2024 California must-gets
OT DeAndre Carter (Santa Ana, Calif./Mater Dei)
In-state, 6-foot-4, 340-pound, offensive tackle who can move and attends Mater Dei? Check, check, check and check. Must-get.
DT Aydin Breland (Santa Ana, Calif./Mater Dei)
Breland picked up a very early offer from USC (and several other Pac-12 programs) and could play offensive or defensive tackle. He already checks in at 6-foot-5, 315 pounds and has tremendous strength. He went through the same Winners Circle program that helped produce USC signees Korey Foreman and Kyron Ware-Hudson, and USC commit Domani Jackson.
LB Kyngstonn Viliamu-Asa (Bellflower, Calif./St. John Bosco)
The 6-foot-2, 205-pound prospect is going to be a star. He’s already proven himself on the field as a freshman at St. John Bosco and will continue growing at the position, likely into a potential five-star prospect.
ATH Aaron Butler (Calabasas, Calif./Calabasas)
Butler is a 6-foot, 170-pound athlete who plays wide receiver and cornerback and can return kicks as well.
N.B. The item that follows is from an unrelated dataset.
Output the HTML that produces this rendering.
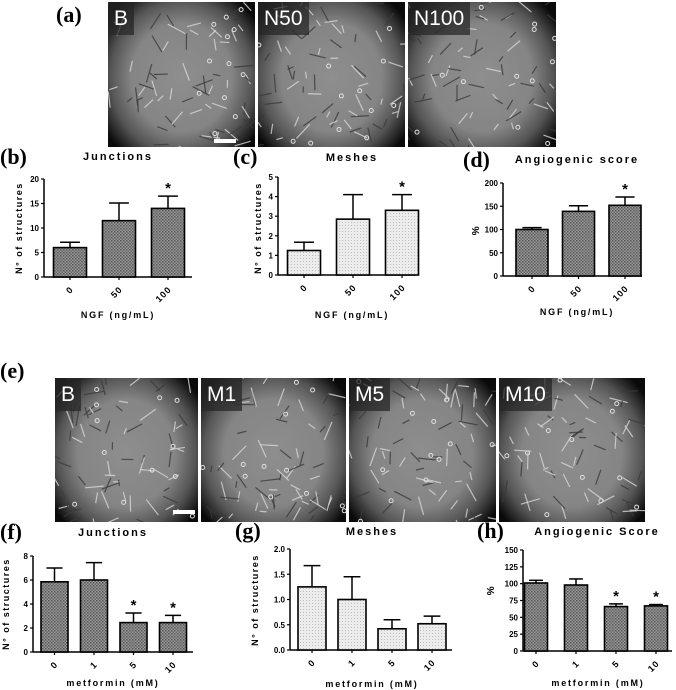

His best position might still to be determined, but he is going to make an impact at the next level.
Local defensive backs
It’s tough to put one ahead of the others at this point, but no position has hauled in more in-state offers in the 2024 class than defensive back, where it’s often easier to project players forward based on pure athletic ability.
Safety Peyton Woodyard (Bellflower, Calif./St. John Bosco) could wind up as a top-five player in the country at that spot and cornerbacks Marcelles Williams (Bellflower, Calif./St. John Bosco), Khristian Dunbar-Hawkins (Playa Del Rey, Calif./St. Bernard) and Zabien Brown (Santa Ana, Calif./Mater Dei) are already big-time prospects with size and speed.